Primary LanguageJupyter Notebook

Metis Project 4: Natural Language Processing & Unsupervised Learning

NLP of Joe Biden's 2020 Election Tweets

by Matt Ranalletta

Summary

This project was my first foray into natural language processing and topic modeling using Joe Biden's 2020 election tweets - an 18-month period from his declaration of candidacy on April 25, 2019 through October 31, 2020, right before the general election. The goal was to find topic trends over the course of the campaign, especially in the primary vs. general election and through the COVID-19 pandemic.

Methodologies

  1. Found a Kaggle set of Joe Biden's tweets.
  2. NLP preprocessing:
    • removal of apostrophes, special characters, non-English words, etc.
    • lemmatization
    • removal of stop words, min_df and max_df set
    • TD-IDF vectorization
  3. NMF topic modeling and optimization
  4. Visualization
    • Wordcloud
    • K-means clustering
    • Document Type similarity with PCA and t-SNE

Findings and Conclusions

I found 10 pretty discrete topics in the tweets, with the top two most occurring topics being about Trump and healthcare. The 2020 election was a repudiation of Donald Trump, so it makes sense that many tweets would be about him.
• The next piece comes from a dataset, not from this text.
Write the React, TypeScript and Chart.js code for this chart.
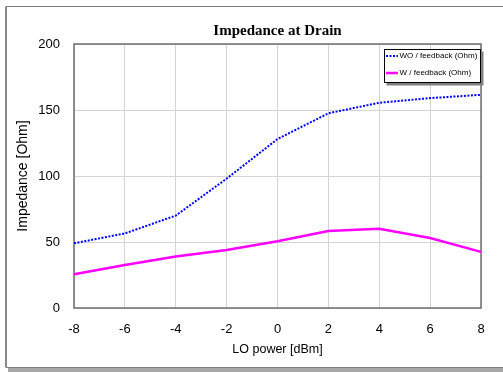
import React, { useEffect, useRef } from "react";
import { Chart, registerables } from "chart.js";

Chart.register(...registerables);

const loPower = ["-8", "-6", "-4", "-2", "0", "2", "4", "6", "8"];
const woFeedback = [49, 56.5, 70, 98, 128, 147.5, 155.5, 159, 161.5];
const wFeedback = [25.5, 32.5, 39, 44, 50.5, 58.3, 60, 53, 42.5];
const seriesNames = ["WO / feedback (Ohm)", "W / feedback (Ohm)"];
const titleText = "Impedance at Drain";
const xTitle = "LO power [dBm]";
const yTitle = "Impedance [Ohm]";

const framePlugin = {
  id: "frame",
  beforeDraw(chart: any) {
    const ctx = chart.ctx;
    ctx.save();
    ctx.fillStyle = "#ffffff";
    ctx.fillRect(0, 0, chart.width, chart.height);
    // shadow
    ctx.fillStyle = "#a6a6a6";
    ctx.fillRect(8, 368, chart.width, 4);
    ctx.strokeStyle = "#8a8a8a";
    ctx.lineWidth = 2;
    ctx.beginPath();
    ctx.moveTo(6, 367.5);
    ctx.lineTo(6, 6.5);
    ctx.stroke();
    ctx.strokeStyle = "#7f7f7f";
    ctx.lineWidth = 1;
    ctx.beginPath();
    ctx.moveTo(6, 6.5);
    ctx.lineTo(chart.width + 2, 6.5);
    ctx.moveTo(6, 367.5);
    ctx.lineTo(chart.width + 2, 367.5);
    ctx.stroke();
    // title
    const a = chart.chartArea;
    ctx.fillStyle = "#000";
    ctx.font = "bold 15px 'Liberation Serif', 'Times New Roman', serif";
    ctx.textAlign = "center";
    ctx.textBaseline = "middle";
    ctx.fillText(titleText, (a.left + a.right) / 2, 31);
    ctx.restore();
  },
  beforeDatasetsDraw(chart: any) {
    const ctx = chart.ctx;
    const a = chart.chartArea;
    ctx.save();
    ctx.strokeStyle = "#6e6e6e";
    ctx.lineWidth = 1.5;
    ctx.strokeRect(a.left, a.top, a.right - a.left, a.bottom - a.top);
    ctx.restore();
  },
  afterDraw(chart: any) {
    const ctx = chart.ctx;
    ctx.save();
    const bx = 384.5, by = 49.5, bw = 96, bh = 33;
    ctx.fillStyle = "#808080";
    ctx.fillRect(bx + 2, by + 2, bw + 1, bh + 1);
    ctx.fillStyle = "#ffffff";
    ctx.fillRect(bx, by, bw, bh);
    ctx.strokeStyle = "#000";
    ctx.lineWidth = 1;
    ctx.strokeRect(bx, by, bw, bh);
    const ds = chart.data.datasets;
    const rows = [56, 73];
    ds.forEach((d: any, i: number) => {
      const y = rows[i];
      ctx.beginPath();
      ctx.strokeStyle = d.borderColor;
      ctx.lineWidth = d.borderWidth;
      ctx.setLineDash(d.borderDash || []);
      ctx.moveTo(386, y);
      ctx.lineTo(398, y);
      ctx.stroke();
      ctx.setLineDash([]);
      ctx.fillStyle = "#000";
      ctx.font = "8px 'Liberation Sans', Arial, sans-serif";
      ctx.textAlign = "left";
      ctx.textBaseline = "middle";
      ctx.fillText(d.label, 399.5, y);
    });
    ctx.restore();
  },
};

export default function App() {
  const ref = useRef<HTMLCanvasElement | null>(null);
  useEffect(() => {
    if (!ref.current) return;
    const font = "'Liberation Sans', Arial, sans-serif";
    const chart = new Chart(ref.current, {
      type: "line",
      data: {
        labels: loPower,
        datasets: [
          {
            label: seriesNames[0],
            data: woFeedback,
            borderColor: "#0000ff",
            borderWidth: 2,
            borderDash: [2, 1.5],
            pointRadius: 0,
            tension: 0,
            fill: false,
          },
          {
            label: seriesNames[1],
            data: wFeedback,
            borderColor: "#ff00ff",
            borderWidth: 2.5,
            pointRadius: 0,
            tension: 0,
            fill: false,
          },
        ],
      },
      options: {
        animation: false,
        responsive: false,
        maintainAspectRatio: false,
        layout: { padding: { top: 44, right: 22, left: 0, bottom: 0 } },
        plugins: {
          legend: { display: false },
          title: { display: false },
          tooltip: { enabled: false },
        },
        scales: {
          x: {
            type: "category",
            offset: false,
            afterFit: (s: any) => {
              s.height = 64;
            },
            grid: { color: "#d4d4d4", lineWidth: 1, drawTicks: false },
            border: { display: false },
            ticks: {
              color: "#000",
              padding: 14,
              maxRotation: 0,
              autoSkip: false,
              font: { family: font, size: 13 },
            },
            title: {
              display: true,
              text: xTitle,
              color: "#000",
              font: { family: font, size: 12.5 },
              padding: { top: 0, bottom: 14.5 },
            },
          },
          y: {
            min: 0,
            max: 200,
            afterFit: (s: any) => {
              s.width = 74;
            },
            grid: { color: "#d4d4d4", lineWidth: 1, drawTicks: false },
            border: { display: false },
            ticks: {
              stepSize: 50,
              color: "#000",
              padding: 14,
              font: { family: font, size: 13 },
            },
            title: {
              display: true,
              text: yTitle,
              color: "#000",
              font: { family: font, size: 14 },
              padding: { top: 14.5, bottom: 0 },
            },
          },
        },
      },
      plugins: [framePlugin],
    } as any);
    return () => chart.destroy();
  }, []);
  return (
    <div style={{ position: "absolute", left: 0, top: 0, width: 503, height: 372 }}>
      <canvas ref={ref} width={503} height={372} style={{ width: 503, height: 372 }} />
    </div>
  );
}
The consensus is that healthcare and the defending of the Affordable Care Act was a big reason Democrats won back the House of Representatibes in 2018, so it's no surprise that it continued to be the biggest policy issue in 2020, especially during the COVID-19 pandemic.

Deliverables

Technologies and Libraries Used

  • Jupyter Notebook
  • Python
  • Pandas
  • Matplotlib
  • Wordcloud
  • NLTK
  • Scikit-learn
    • TF-IDF vectorizer
    • K-Means clustering
    • Principal Component Analysis (PCA)
    • t-SNE

Skills Demonstrated

  • Natural Language Processing
  • Unsupervised Learning
  • Dimensionality Reduction
  • Topic Modeling
  • Clustering
  • Visualization